You’d think that in today’s customer-focused economy most companies would try to avoid deliberately ignoring customer concerns. Yet a new study reveals that over half (57 percent) of firms in the UK do exactly that with customer communications that arrive on paper. They say that they wait until the customer grows sufficiently frustrated to phone or e-mail in to ask why nothing’s happened, and then they act.

Behind this approach lies the worrying fact that many firms simply don’t know how to handle paper once they have moved to automated customer service management. This is despite the fact that for 59 percent of firms, most customer information still comes into the business on paper.

In fact, the study found that over one in seven (12 percent) prefer to deal with a customer service department by letter. Anxious customers writing letters that, more often than not, end up lost in an organisation that doesn’t have a process in place to deal with the correspondence. Not surprisingly, a third of the UK surveyed said that they are often confronted by angry customers whose request has been lost.

In our always-on, multi-channel world, people increasingly expect any company they deal with to instantly pull up a single, comprehensive view of their entire history with the firm. Yet the study found only a third (34 percent) of firms believe they have the processes in place to achieve this.

The end result is that consumers find themselves having to repeat their enquiry, request or complaint to several different people. The study revealed this to be the top customer service gripe for 82 percent of consumers.

Companies cannot survive in the new customer-centric landscape without a seamless customer relationship management system that can integrate and instantly update phone, e-mail, social, mobile and other interactions. And paper should not be left out.

Customers are voting with their feet. The study found that chasing up written requests is a top customer service turn-off for 50 percent of UK consumers. According to customer service group, Zengage, 82 percent of us have stopped doing business with a company following a bad customer service experience.

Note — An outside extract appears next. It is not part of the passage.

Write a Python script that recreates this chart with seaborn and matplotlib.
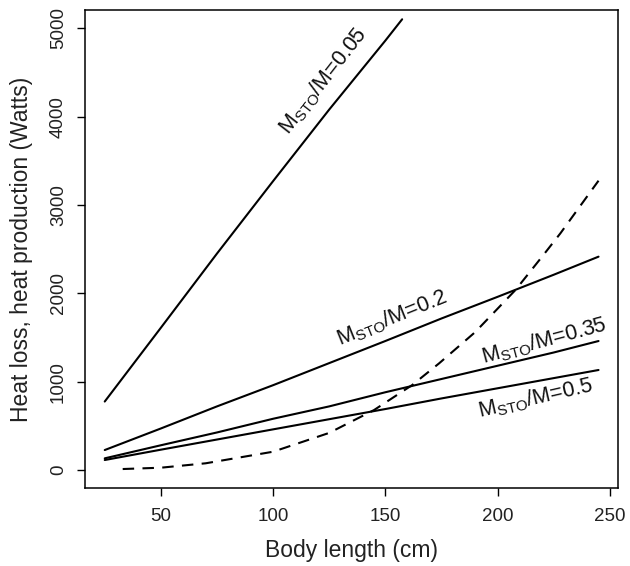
import numpy as np
import pandas as pd
import matplotlib
matplotlib.use("Agg")
import matplotlib.pyplot as plt
import seaborn as sns

# Heat production for several storage-mass fractions (solid) and heat loss (dashed)
length_solid = [25, 50, 75, 100, 125, 150, 175, 200, 225, 245]
prod_005_len = [25, 50, 75, 100, 125, 150, 157.5]
prod_005 = [775, 1610, 2450, 3270, 4080, 4860, 5102]
prod_020 = [226, 470, 720, 960, 1210, 1460, 1715, 1960, 2210, 2415]
prod_035 = [132, 280, 425, 580, 720, 880, 1030, 1180, 1330, 1460]
prod_050 = [113, 230, 345, 460, 575, 690, 810, 925, 1040, 1132]
loss_len = [33, 50, 70, 100, 125, 145, 162, 174, 190, 208, 220, 228, 245]
heat_loss = [11, 26, 76, 207, 420, 679, 962, 1208, 1560, 2038, 2420, 2679, 3275]

curve_labels = ["0.05", "0.2", "0.35", "0.5"]
x_ticks = [50, 100, 150, 200, 250]
y_ticks = [0, 1000, 2000, 3000, 4000, 5000]

frames = [
    pd.DataFrame({"length": prod_005_len, "watts": prod_005, "curve": "0.05"}),
    pd.DataFrame({"length": length_solid, "watts": prod_020, "curve": "0.2"}),
    pd.DataFrame({"length": length_solid, "watts": prod_035, "curve": "0.35"}),
    pd.DataFrame({"length": length_solid, "watts": prod_050, "curve": "0.5"}),
]
production = pd.concat(frames, ignore_index=True)
loss = pd.DataFrame({"length": loss_len, "watts": heat_loss})

sns.set_theme(style="ticks")
plt.rcParams["font.family"] = ["Liberation Sans", "DejaVu Sans"]
plt.rcParams["mathtext.fontset"] = "custom"
plt.rcParams["mathtext.rm"] = "Liberation Sans"
plt.rcParams["mathtext.it"] = "Liberation Sans:italic"

fig = plt.figure(figsize=(6.3, 5.66), dpi=100)
ax = fig.add_axes([0.1349, 0.1373, 0.9814 - 0.1349, 0.9823 - 0.1373])

sns.lineplot(data=production, x="length", y="watts", units="curve",
             estimator=None, color="black", linewidth=1.5, ax=ax,
             sort=False)
sns.lineplot(data=loss, x="length", y="watts", color="black",
             linewidth=1.5, ax=ax, sort=False)
ax.lines[-1].set_dashes((5.5, 4))

ax.set_xlim(16.2, 253.8)
ax.set_ylim(-207, 5207)
ax.set_xticks(x_ticks)
ax.set_yticks(y_ticks)
ax.tick_params(axis="both", labelsize=13.5, length=6, width=1.0,
               color="black", labelcolor="#222222")
ax.tick_params(axis="x", pad=8)
ax.tick_params(axis="y", pad=7)
for lab in ax.get_yticklabels():
    lab.set_rotation(90)
    lab.set_va("center")
for sp in ax.spines.values():
    sp.set_visible(True)
    sp.set_linewidth(1.1)
    sp.set_color("black")

ax.set_xlabel("Body length (cm)", fontsize=16.5, color="#222222", labelpad=10)
ax.set_ylabel("Heat loss, heat production (Watts)", fontsize=16.5,
              color="#222222", labelpad=12)

label_pos = {
    "0.05": (122.6, 4410, 52),
    "0.2": (152.9, 1720, 22),
    "0.35": (221.0, 1460, 15),
    "0.5": (217.0, 815, 13),
}
for key in curve_labels:
    lx, ly, rot = label_pos[key]
    ax.text(lx, ly, r"M$_{\mathrm{STO}}$/M=" + key, fontsize=15.5,
            rotation=rot, rotation_mode="anchor", ha="center", va="center",
            color="#111111")

fig.savefig("out.png", dpi=100)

The effects are not just short term either. Dimensional Research has found that over a third (39 percent) of people will avoid a vendor for two years or more after a bad customer service experience. And with the rise of social media, the impact of a single bad experience can have far-reaching ripple effects.

So what can an organisation do? Employee behaviours, cultures and business processes cannot be transformed overnight and budgets are not infinite. A gradual evolution is more likely to succeed than an imposed revolution.

I recommend that companies consider embracing a paper-light approach, rather than just doing away with paper in one fell swoop – leaving many customers and employees bewildered and lost. In a paper-light world, new, inbound or important customer documents are automatically scanned and the relevant data extracted, validated and entered into the customer service process. Older or less essential documents are indexed and archived for easy retrieval if required.

There are many UK firms out there trying hard to integrate paper, but finding themselves dependant on manual data entry (63 percent of the firms surveyed in the study), a resource-intensive and error-prone approach. Just one in three currently digitises paper documents in order to extract the information. This means that a significant two-thirds of firms in the UK don’t, just as two-thirds don’t know how to retrieve customer information once it is stored in paper archives.

Firms could argue that as the use of paper declines and the challenge of managing new paper communications is diminishing, the problem could eventually resolve itself. However, a failure to respect and integrate paper-based customer service requests will leave some customers poorly looked after – and they will probably take their business elsewhere. Further, it means that all the valuable insight and intelligence contained within these communications would be lost. Can your business really afford to take that risk?